Implications for 375ai and the $EAT Token

As demand for real world data grows, 375ai is well-positioned to provide it.  Its advantages are twofold:

  1. DePIN networks are particularly well-suited for gathering data at scale
  2. Edge AI solves the cost prohibitiveness of extracting and processing it

Because DePIN networks coordinate between disparate actors to bootstrap themselves, they tend to be more dispersed than centralized counterparts.   This is useful when it comes to capturing real world data, as the more widely a network is distributed, the more of the real world it manages to capture.  Additionally, by spreading the cost of upfront investment between a larger number of participants, DePINs tend to scale faster in high capex industries. 

With this said, the driving force behind 375ai’s growth has been its ability to capitalize on recent advancements in edge AI.  In the past, these processes would have required transporting colossal amounts of recorded media to the cloud, where inference could be performed to extract and process meaningful data.  Doing so was uneconomical, which is why it hasn’t been done. 

Today, however, edge computing has advanced to the point where these tasks can be performed near or at the source of data.  Through rigorous optimization (e.g. through quantization, model compression, and hardware/software co-design), efficiency has improved to the point that computer vision and object detection models can identify and extract relevant data onsite, and additional models can then process it into structured datasets.  With the cost of performing inference onsite markedly lower than doing so in the cloud, a whole world is thus made available for data mining, and a world of insights available for sale.

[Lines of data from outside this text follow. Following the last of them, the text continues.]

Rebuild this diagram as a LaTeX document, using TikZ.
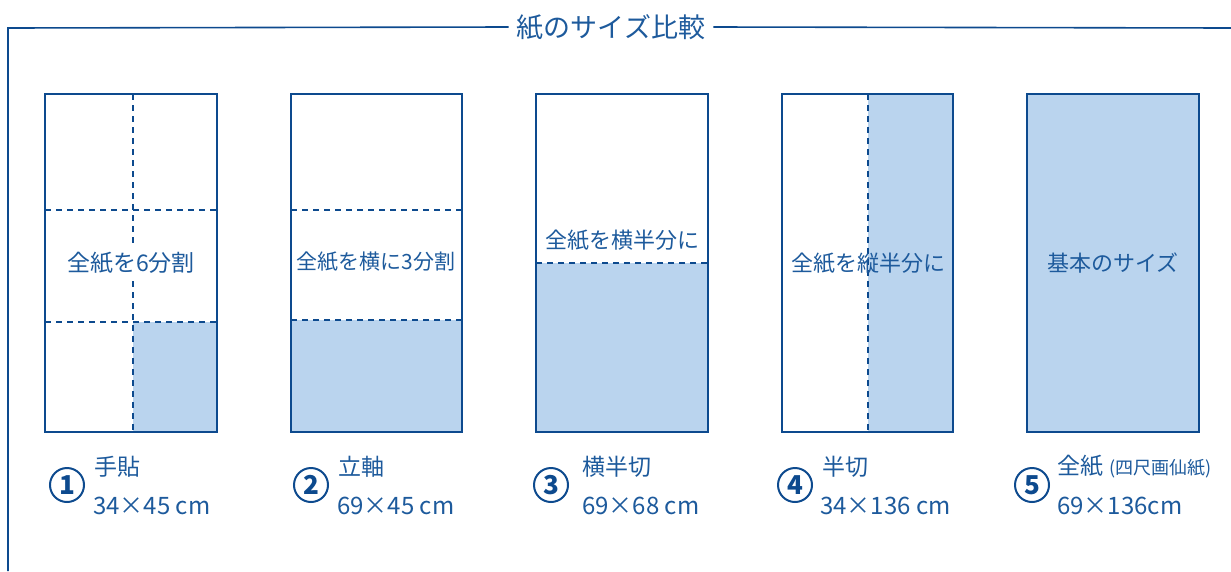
\documentclass[tikz,border=0pt]{standalone}
\usepackage{fontspec}
\setmainfont{Noto Sans CJK JP}
\definecolor{kon}{HTML}{0D4A8E}
\definecolor{moji}{HTML}{1D5A9C}
\definecolor{mizu}{HTML}{BAD4EE}
\tikzset{
  waku/.style={draw=kon, line width=1.6pt},
  kami/.style={draw=kon, line width=2.6pt},
  oru/.style={draw=kon, line width=1.3pt, dash pattern=on 6pt off 5pt},
  naka/.style={text=moji, font=\fontsize{22}{25}\selectfont, inner sep=0pt},
  bango/.style={circle, draw=kon, line width=2pt, minimum size=34pt, inner sep=0pt,
    text=kon, font=\fontsize{26}{28}\selectfont\bfseries},
  namae/.style={text=moji, anchor=west, inner sep=0pt, font=\fontsize{23}{26}\selectfont},
  sunpo/.style={text=moji, anchor=west, inner sep=0pt, font=\fontsize{24}{27}\selectfont}
}
\begin{document}
\begin{tikzpicture}[x=1pt, y=-1pt]
  \useasboundingbox (0,0) rectangle (1231,571);

  % Titolo e cornice
  \node[text=moji, font=\fontsize{27}{30}\selectfont, inner xsep=8pt] (titolo) at (611,27) {紙のサイズ比較};
  \draw[waku] (titolo.west) -- (8,28) -- (8,571);
  \draw[waku] (titolo.east) -- (1231,28);

  % Fogli
  \fill[mizu] (133,322) rectangle (217,432);
  \draw[oru] (133,94) -- (133,432);
  \draw[oru] (45,210) -- (217,210);
  \draw[oru] (45,322) -- (217,322);
  \draw[kami] (45,94) rectangle (217,432);
  \node[naka, fill=white, inner xsep=1pt, inner ysep=7pt, font=\fontsize{23}{26}\selectfont] (testo1) at (131,263) {全紙を6分割};

  \fill[mizu] (291,320) rectangle (462,432);
  \draw[oru] (291,210) -- (462,210);
  \draw[oru] (291,320) -- (462,320);
  \draw[kami] (291,94) rectangle (462,432);
  \node[naka, font=\fontsize{21}{24}\selectfont] (testo2) at (376,262) {全紙を横に3分割};

  \fill[mizu] (536,263) rectangle (708,432);
  \draw[oru] (536,263) -- (708,263);
  \draw[kami] (536,94) rectangle (708,432);
  \node[naka] (testo3) at (622,240) {全紙を横半分に};

  \fill[mizu] (868,94) rectangle (953,432);
  \draw[oru] (868,94) -- (868,432);
  \draw[kami] (782,94) rectangle (953,432);
  \node[naka] (testo4) at (868,263) {全紙を縦半分に};

  \fill[mizu] (1027,94) rectangle (1199,432);
  \draw[kami] (1027,94) rectangle (1199,432);
  \node[naka] (testo5) at (1113,263) {基本のサイズ};

  % Didascalie
  \node[bango] (n1) at (67,485) {1};
  \node[namae] (nome1) at (94,467) {手貼};
  \node[sunpo] (misura1) at (93,506) {34×45 cm};

  \node[bango] (n2) at (311,485) {2};
  \node[namae] (nome2) at (338,467) {立軸};
  \node[sunpo] (misura2) at (337,506) {69×45 cm};

  \node[bango] (n3) at (551,485) {3};
  \node[namae] (nome3) at (582,467) {横半切};
  \node[sunpo] (misura3) at (582,506) {69×68 cm};

  \node[bango] (n4) at (795,485) {4};
  \node[namae] (nome4) at (822,467) {半切};
  \node[sunpo] (misura4) at (820,506) {34×136 cm};

  \node[bango] (n5) at (1032,485) {5};
  \node[namae] (nome5) at (1057,467) {全紙\hspace{6pt}{\fontsize{18}{20}\selectfont (四尺画仙紙)}};
  \node[sunpo] (misura5) at (1057,506) {69×136cm};
\end{tikzpicture}
\end{document}
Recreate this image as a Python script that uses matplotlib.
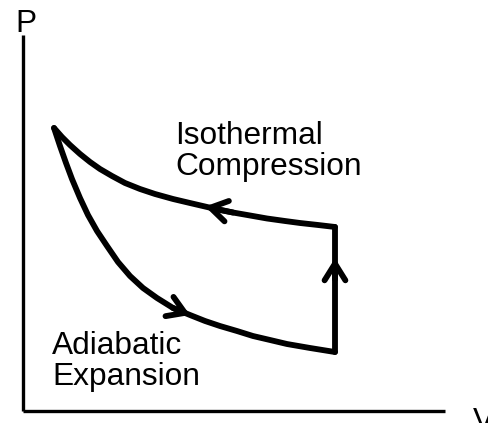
import matplotlib
matplotlib.use("Agg")
import matplotlib.pyplot as plt

# isothermal branch (top), read left -> right
iso_v = [0.735, 0.924, 1.114, 1.351, 1.588, 1.825, 2.109, 2.417, 2.773, 3.128, 3.555,
         3.957, 4.313, 4.668, 4.976, 5.379, 5.782, 6.209, 6.564, 6.991, 7.393]
iso_p = [7.525, 7.285, 7.072, 6.833, 6.620, 6.433, 6.247, 6.061, 5.901, 5.768, 5.635,
         5.528, 5.435, 5.342, 5.275, 5.196, 5.116, 5.049, 4.996, 4.943, 4.890]

# adiabatic branch (bottom), read left -> right
adi_v = [0.735, 0.877, 1.019, 1.161, 1.351, 1.540, 1.754, 1.991, 2.251, 2.536, 2.844,
         3.175, 3.555, 3.957, 4.313, 4.668, 5.071, 5.450, 5.853, 6.256, 6.801, 7.393]
adi_p = [7.525, 7.045, 6.593, 6.167, 5.661, 5.209, 4.783, 4.384, 3.958, 3.585, 3.266,
         3.000, 2.734, 2.547, 2.388, 2.254, 2.121, 1.988, 1.882, 1.775, 1.669, 1.562]

# vertical leg at the right
side_v = [7.393, 7.393]
side_p = [1.562, 4.890]

# arrow (tip, tail) pairs
arrows = [
    ((4.313, 5.435), (4.976, 5.275)),
    ((3.957, 2.547), (3.555, 2.734)),
    ((7.393, 4.06), (7.393, 3.50)),
]

labels = ["Isothermal\nCompression", "Adiabatic\nExpansion"]
label_pos = [(3.60, 6.27), (0.69, 0.68)]

_FONT = "Liberation Sans"
_FONTSIZE = 22.8
_LW = 4.2

W, H = 489, 423
fig = plt.figure(figsize=(W / 100, H / 100), dpi=100)
ax = fig.add_axes([23 / W, 12.3 / H, (445 - 23) / W, (410.7 - 35) / H])
ax.set_xlim(0, 10)
ax.set_ylim(0, 10)
ax.set_xticks([])
ax.set_yticks([])
for side in ("top", "right"):
    ax.spines[side].set_visible(False)
for side in ("left", "bottom"):
    ax.spines[side].set_linewidth(2.4)
    ax.spines[side].set_capstyle("butt")

line_kw = dict(color="black", lw=_LW, solid_capstyle="round", solid_joinstyle="round", clip_on=False)
ax.plot(iso_v, iso_p, **line_kw)
ax.plot(adi_v, adi_p, **line_kw)
ax.plot(side_v, side_p, **line_kw)

for tip, tail in arrows:
    ax.annotate(
        "", xy=tip, xytext=tail,
        arrowprops=dict(
            arrowstyle="->,head_length=1.2,head_width=0.75",
            mutation_scale=10, lw=_LW, color="black",
            shrinkA=0, shrinkB=0, capstyle="round", joinstyle="round",
        ),
    )

for text, (x, y) in zip(labels, label_pos):
    ax.text(x, y, text, family=_FONT, fontsize=_FONTSIZE, ha="left", va="baseline",
            linespacing=1.05)

ax.text(-0.19, 10.08, "P", family=_FONT, fontsize=_FONTSIZE, ha="left", va="baseline", clip_on=False)
# the reference crops the V label at the bottom edge as well
ax.text(10.66, -0.51, "V", family=_FONT, fontsize=_FONTSIZE, ha="left", va="baseline", clip_on=False)

fig.savefig("out.png", dpi=100)
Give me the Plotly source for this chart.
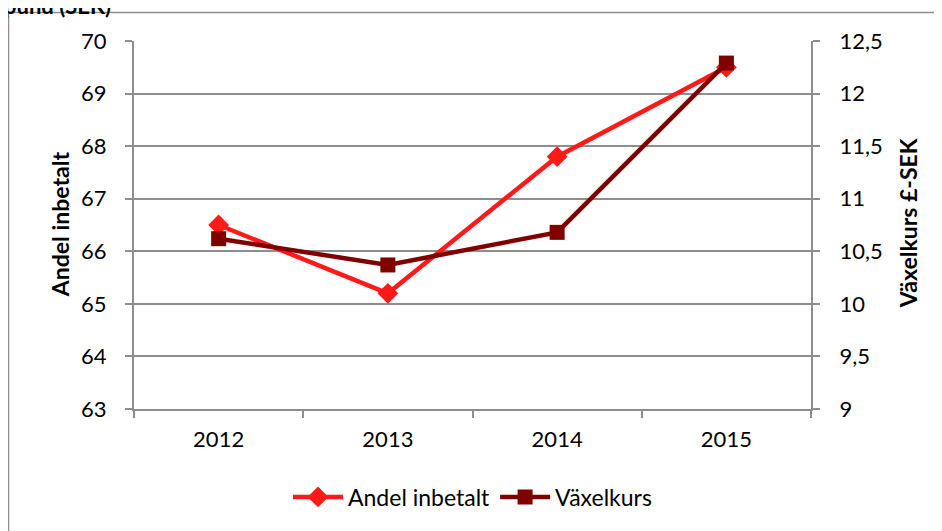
import plotly.graph_objects as go

years = ["2012", "2013", "2014", "2015"]
andel = [66.5, 65.2, 67.8, 69.5]
vaxelkurs = [10.62, 10.37, 10.68, 12.29]
left_ticks = [63, 64, 65, 66, 67, 68, 69, 70]
right_ticks = [9, 9.5, 10, 10.5, 11, 11.5, 12, 12.5]
right_ticktext = ["9", "9,5", "10", "10,5", "11", "11,5", "12", "12,5"]

# page offset of the plot div (body margin)
OFF = 8
W, H = 942 - OFF, 531 - OFF
L, R, T, B = 134 - OFF, 811 - OFF, 40.7 - OFF, 409 - OFF
pw, ph = R - L, B - T
def px(x): return (x - OFF - L) / pw
def py(y): return (B - (y - OFF)) / ph

font = "Lato, 'Open Sans', sans-serif"
grid = "#8e8e8e"

fig = go.Figure()
fig.add_trace(go.Scatter(x=years, y=andel, name="Andel inbetalt", mode="lines+markers",
                         line=dict(color="#ff1a1a", width=4.5),
                         marker=dict(symbol="diamond", size=16, color="#ff1a1a")))
fig.add_trace(go.Scatter(x=years, y=vaxelkurs, name="Växelkurs", mode="lines+markers",
                         yaxis="y2", line=dict(color="#800000", width=4.5),
                         marker=dict(symbol="square", size=15, color="#800000")))

fig.update_layout(
    width=W, height=H,
    margin=dict(l=L, r=W - R, t=T, b=H - B, autoexpand=False),
    paper_bgcolor="white", plot_bgcolor="white",
    separators=", ",
    font=dict(family=font, size=22, color="black"),
    showlegend=True,
    legend=dict(orientation="h", x=0.5, xanchor="center", y=py(497), yanchor="middle",
                font=dict(size=23), itemwidth=50),
    xaxis=dict(type="category", tickson="boundaries", ticks="outside", ticklen=7,
               tickcolor=grid, tickwidth=2, showline=True, linecolor=grid, linewidth=2,
               showgrid=False, range=[-0.5, 3.5], ticklabelstandoff=10),
    yaxis=dict(range=[63, 70], tickvals=left_ticks, ticks="outside", ticklen=7,
               tickcolor=grid, tickwidth=2, showline=True, linecolor=grid, linewidth=2,
               showgrid=True, gridcolor=grid, gridwidth=2, zeroline=False,
               ticklabelstandoff=14),
    yaxis2=dict(range=[9, 12.5], tickvals=right_ticks, ticktext=right_ticktext,
                overlaying="y", side="right", ticks="outside", ticklen=7,
                tickcolor=grid, tickwidth=2, showline=True, linecolor=grid, linewidth=2,
                showgrid=False, zeroline=False, ticklabelstandoff=15),
    shapes=[dict(type="rect", xref="paper", yref="paper",
                 x0=px(8.5), x1=px(960), y0=py(560), y1=py(12.3),
                 line=dict(color=grid, width=1.5), layer="below")],
    annotations=[
        dict(text="<b>pund (SEK)</b>", xref="paper", yref="paper", x=px(2), y=py(5),
             xanchor="left", yanchor="middle", showarrow=False, font=dict(size=22)),
        dict(text="<b>Andel inbetalt</b>", xref="paper", yref="paper", x=px(60), y=py(224),
             xanchor="center", yanchor="middle", textangle=-90, showarrow=False,
             font=dict(size=23)),
        dict(text="<b>Växelkurs £-SEK</b>", xref="paper", yref="paper", x=px(908), y=py(223),
             xanchor="center", yanchor="middle", textangle=-90, showarrow=False,
             font=dict(size=23)),
    ],
)

fig.write_html("out.html")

As a final note, it’s worth pointing out that Web 2.0 blue chips like Amazon and Facebook were able to dominate their respective markets because they owned the platforms on which data could be gathered.  The real world, however, has no owner and thus no monopoly over its data.  The closest equivalent is a company that controls the method of extraction – precisely as 375ai does.  The Big Data market – estimated at $327B in 2023 – is projected to grow to $862B by 2030. Suffice it to say, 375ai is well-positioned to capture a significant portion of this market as the leading source of a newly available class of data.

To close, we believe this is halftime in the internet age.  We believe the data revolution changed everything online, and it’s about to expand outward into brick-and-mortar business.  We are standing at the edge and ready to actualize our vision of the future.  This is the end game for Big Data: first the internet, then the world.